The origins of the dish ‘tolosana’ go back to the end of the 19th century, the time when the Spanish industrial revolution was at its height. During this period, railway lines were being constructed to transport coal and other fuel. The section between León and Bilbao was a long one and the men who worked on the train cooked up these warming stews, ingeniously using steam from the engines to heat the food in specially adapted pots (putxeras).
- 2½ cups of tolosana beans, kidney beans or other red beans
- 1 green bell pepper, stem removed and seeded
- 1 leek, well-washed and trimmed
- 1 medium red onion, peeled
- 1 carrot
- 100 grammes pork ribs, cut between the bones
- 1 chorizo (soft-cooked casero cooking chorizo is best) about 50 grammes
- 1 morcilla (blood sausage), about 50 grammes
- 100 grammes tocino or bacon, in one piece
In a large, heavy pot soak the beans overnight in twice their volume of water. The next day, keeping the beans in the water they were soaked in, add the pepper, leek, onion and carrot.

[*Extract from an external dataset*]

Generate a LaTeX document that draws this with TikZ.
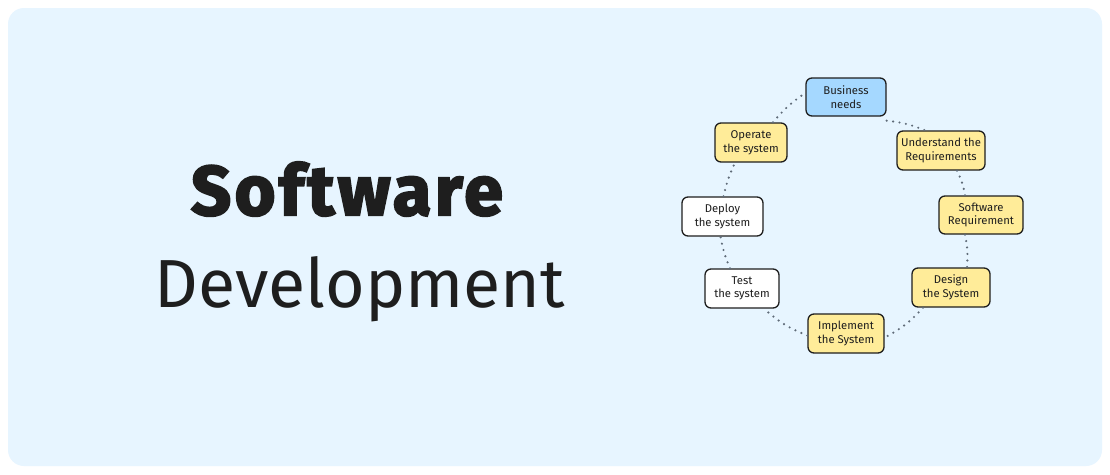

Next add the pork ribs, chorizo, morcilla and tocino.
Add extra water so that it covers the beans, vegetables and meat twice over. Bring the mixture to the boil and cook at a steady heat for 30 minutes with the lid off. Reduce the temperature to a low heat, cover the pot and leave gently bubbling for a further two hours; make sure that you move the pot slightly every half hour.
Strain the vegetables from the pot and purée them with a food processor or mash by hand if you prefer. Once done, return them to the pot and stir well. Put the lid back on and simmer for another 30 minutes or until the beans have reached a soft consistency. Add salt according to taste. Serve with sautéed cabbage or potatoes and eat with a spoon.